TALLAHASSEE, Fla. – Dec. 16, 2013 – A Florida Supreme Court ruling applies to developers of home communities. The core issue focused on the responsibility a developer has down the road if problems arise in “essential services,” such as roads or sewer systems.
The Lakeview Homeowners Association in Central Florida alleged construction defects in the development’s subdivision against Maronda Homes after the homeowners association (HOA) assumed control. It alleged a “breach of the implied warranties of fitness and merchantability in the residential construction context.” The specific complaint: bad stormwater drainage that flooded driveways along with other problems.
The HOA filed a lawsuit claiming the problems were latent and could not easily be discovered by homebuyers.
Maronda argued that “common law implied warranties of fitness and merchantability” don’t include a community’s infrastructure – items beyond the home itself. If so, the builder said, it wasn’t responsible for things like retention ponds, private roads, underground pipes, etc.
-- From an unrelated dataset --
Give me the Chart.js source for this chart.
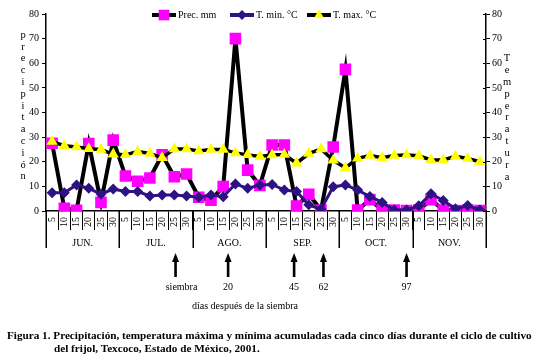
<!DOCTYPE html>
<html>
<head>
<meta charset="utf-8">
<script src="https://cdn.jsdelivr.net/npm/chart.js@4/dist/chart.umd.min.js"></script>
<style>
  html, body { margin: 0; padding: 0; background: #fff; }
  #wrap { position: relative; width: 535px; height: 364px; overflow: hidden; background: #fff; }
  #c { position: absolute; left: 0; top: 0; }
  #caption { position: absolute; left: 7px; top: 329px; font: bold 11.2px 'Liberation Serif', 'Times New Roman', serif; line-height: 12.5px; white-space: nowrap; color: #000; }
  #caption .l2 { padding-left: 47px; }
</style>
</head>
<body>
<div id="wrap">
  <canvas id="c" width="535" height="364"></canvas>
  <div id="caption"><div>Figura 1. Precipitación, temperatura máxima y mínima acumuladas cada cinco días durante el ciclo de cultivo</div><div class="l2">del frijol, Texcoco, Estado de México, 2001.</div></div>
</div>
<script>
// ---- data ----
const months = ['JUN.', 'JUL.', 'AGO.', 'SEP.', 'OCT.', 'NOV.'];
const days = ['5', '10', '15', '20', '25', '30'];
const categories = months.flatMap(() => days);

const precMm = [27.5, 1.1, 0.3, 27.4, 3.5, 28.8, 14.2, 12.1, 13.4, 22.8, 13.9, 15.0,
                5.6, 4.4, 9.9, 70.0, 16.6, 10.4, 26.8, 26.8, 2.0, 6.8, 0.4, 26.0,
                57.5, 0.4, 4.6, 0.4, 0.4, 0.2, 0.4, 4.6, 0.4, 0.2, 0.4, 0.2];
const tMin = [7.4, 7.4, 10.6, 9.2, 6.9, 8.9, 7.9, 7.9, 6.1, 6.5, 6.5, 6.1,
              5.6, 6.5, 5.8, 11.0, 9.2, 10.6, 10.8, 8.5, 7.9, 2.5, 0.7, 9.8,
              10.6, 8.5, 5.9, 3.5, 0.4, 0.4, 2.1, 7.0, 4.3, 0.9, 2.2, 0.4];
const tMax = [28.2, 26.5, 26.0, 25.3, 25.0, 23.0, 22.8, 24.1, 23.4, 21.6, 25.2, 25.2,
              24.4, 25.0, 25.0, 23.6, 22.8, 22.1, 22.7, 22.9, 19.4, 23.3, 25.2, 20.6,
              17.5, 21.4, 22.5, 21.6, 22.5, 22.7, 22.4, 20.7, 20.7, 22.2, 21.3, 20.0];

const seriesNames = ['Prec. mm', 'T. min. °C', 'T. max. °C'];
const leftTitle = 'precipitación';
const rightTitle = 'Temperatura';
// days-after-sowing markers, as positions on the category axis (index units)
const markerPos = [10.1, 14.4, 19.8, 22.2, 29.0];
const markerLabels = ['siembra', '20', '45', '62', '97'];
const markerNote = 'días después de la siembra';

// ---- styling ----
const SERIF = "'Liberation Serif', 'Times New Roman', serif";
const CHART_TOP = 14, CHART_BOTTOM = 211, LEFT_W = 46, RIGHT_W = 49;

const extras = {
  id: 'extras',
  afterDraw(chart) {
    const ctx = chart.ctx;
    const xs = chart.scales.x, y1 = chart.scales.y1;
    const area = chart.chartArea;
    ctx.save();
    ctx.fillStyle = '#000';
    ctx.strokeStyle = '#000';

    // month separators and labels
    ctx.lineWidth = 1.5;
    for (let m = 0; m <= months.length; m++) {
      const px = Math.round(xs.getPixelForValue(m * 6 - 0.5)) + 0.25;
      ctx.beginPath(); ctx.moveTo(px, area.bottom); ctx.lineTo(px, 248); ctx.stroke();
    }
    ctx.font = '10px ' + SERIF;
    ctx.textAlign = 'center'; ctx.textBaseline = 'middle';
    months.forEach((m, i) => ctx.fillText(m, xs.getPixelForValue(i * 6 + 2.5), 243));

    // inward ticks on right axis
    ctx.lineWidth = 1;
    y1.ticks.forEach(t => {
      const py = Math.round(y1.getPixelForValue(t.value)) + 0.5;
      ctx.beginPath(); ctx.moveTo(area.right - 3, py); ctx.lineTo(area.right, py); ctx.stroke();
    });

    // stacked axis titles
    ctx.font = '10.5px ' + SERIF;
    [...leftTitle].forEach((ch, i) => ctx.fillText(ch, 23, 35 + i * 11.8));
    [...rightTitle].forEach((ch, i) => ctx.fillText(ch, 507, 58.5 + i * 11.84));

    // legend
    const legendX = [152, 230, 307];
    const ly = 15;
    chart.data.datasets.forEach((ds, i) => {
      const x0 = legendX[i];
      ctx.strokeStyle = ds.borderColor; ctx.lineWidth = 4;
      ctx.beginPath(); ctx.moveTo(x0, ly); ctx.lineTo(x0 + 24, ly); ctx.stroke();
      ctx.fillStyle = ds.pointBackgroundColor; ctx.strokeStyle = ds.pointBackgroundColor;
      const r = ds.pointStyle === 'rect' ? 7.5 : (ds.pointStyle === 'triangle' ? 5.5 : 5);
      Chart.helpers.drawPoint(ctx, { pointStyle: ds.pointStyle, rotation: 0, radius: r, borderWidth: 0 }, x0 + 12, ly);
      ctx.fillStyle = '#000';
      ctx.font = '10px ' + SERIF;
      ctx.textAlign = 'left';
      ctx.fillText(ds.label, x0 + 26, ly);
    });

    // arrows
    ctx.fillStyle = '#000';
    ctx.font = '10px ' + SERIF;
    ctx.textAlign = 'center';
    markerPos.forEach((p, i) => {
      const px = xs.getPixelForValue(p);
      ctx.fillRect(px - 1.3, 260, 2.6, 17);
      ctx.beginPath();
      ctx.moveTo(px, 253); ctx.lineTo(px + 3.5, 262); ctx.lineTo(px - 3.5, 262); ctx.closePath(); ctx.fill();
      ctx.fillText(markerLabels[i], px + (i === 0 ? 6 : 0), 287);
    });
    ctx.fillText(markerNote, 245, 306);
    ctx.restore();
  }
};

new Chart(document.getElementById('c'), {
  type: 'line',
  data: {
    labels: categories,
    datasets: [
      { label: seriesNames[0], data: precMm, yAxisID: 'y', order: 3,
        borderColor: '#000000', borderWidth: 4, tension: 0,
        pointStyle: 'rect', pointRadius: 8.2, pointBackgroundColor: '#FF00FF', pointBorderColor: '#FF00FF', pointBorderWidth: 0 },
      { label: seriesNames[1], data: tMin, yAxisID: 'y1', order: 2,
        borderColor: '#2E1283', borderWidth: 3, tension: 0,
        pointStyle: 'rectRot', pointRadius: 5.5, pointBackgroundColor: '#2E1283', pointBorderColor: '#2E1283', pointBorderWidth: 0 },
      { label: seriesNames[2], data: tMax, yAxisID: 'y1', order: 1,
        borderColor: '#000000', borderWidth: 3.5, tension: 0,
        pointStyle: 'triangle', pointRadius: 6.5, pointBackgroundColor: '#FFFF00', pointBorderColor: '#FFFF00', pointBorderWidth: 0 }
    ]
  },
  options: {
    responsive: false,
    animation: false,
    devicePixelRatio: 1,
    layout: { padding: { top: CHART_TOP, left: 0, right: 0, bottom: 0 } },
    plugins: { legend: { display: false }, tooltip: { enabled: false }, title: { display: false } },
    scales: {
      x: {
        type: 'category', offset: true,
        grid: { offset: true, drawOnChartArea: false, drawTicks: true, tickLength: 19, color: '#000', lineWidth: 1 },
        border: { display: true, color: '#000', width: 1.5 },
        ticks: { autoSkip: false, minRotation: 90, maxRotation: 90, padding: -13, color: '#000', font: { family: SERIF, size: 10 } },
        afterFit: s => { s.height = 364 - CHART_BOTTOM; }
      },
      y: {
        position: 'left', min: 0, max: 80,
        ticks: { stepSize: 10, color: '#000', padding: 3, font: { family: SERIF, size: 10 } },
        grid: { drawOnChartArea: false, drawTicks: true, tickLength: 4, color: '#000' },
        border: { display: true, color: '#000', width: 1.5 },
        afterFit: s => { s.width = LEFT_W; }
      },
      y1: {
        position: 'right', min: 0, max: 80,
        ticks: { stepSize: 10, color: '#000', padding: 2, font: { family: SERIF, size: 10 } },
        grid: { drawOnChartArea: false, drawTicks: true, tickLength: 4, color: '#000' },
        border: { display: true, color: '#000', width: 1.5 },
        afterFit: s => { s.width = RIGHT_W; }
      }
    }
  },
  plugins: [extras]
});
</script>
</body>
</html>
A trial court agreed with Maronda; an appeal court did not. That took the case to the Florida Supreme Court.
The key issue before the Supreme Court was whether it should extend buyer protections beyond a home itself via an implied warranty. In the end, the Florida Supreme Court upheld the appeal court decision that Maronda did have some responsibility for community infrastructure.
For homebuyers, this means an “implied warranty of fitness and merchantability” now extends beyond their new home in some cases to the surrounding roads, sewer systems, and other infrastructure built by the community developer.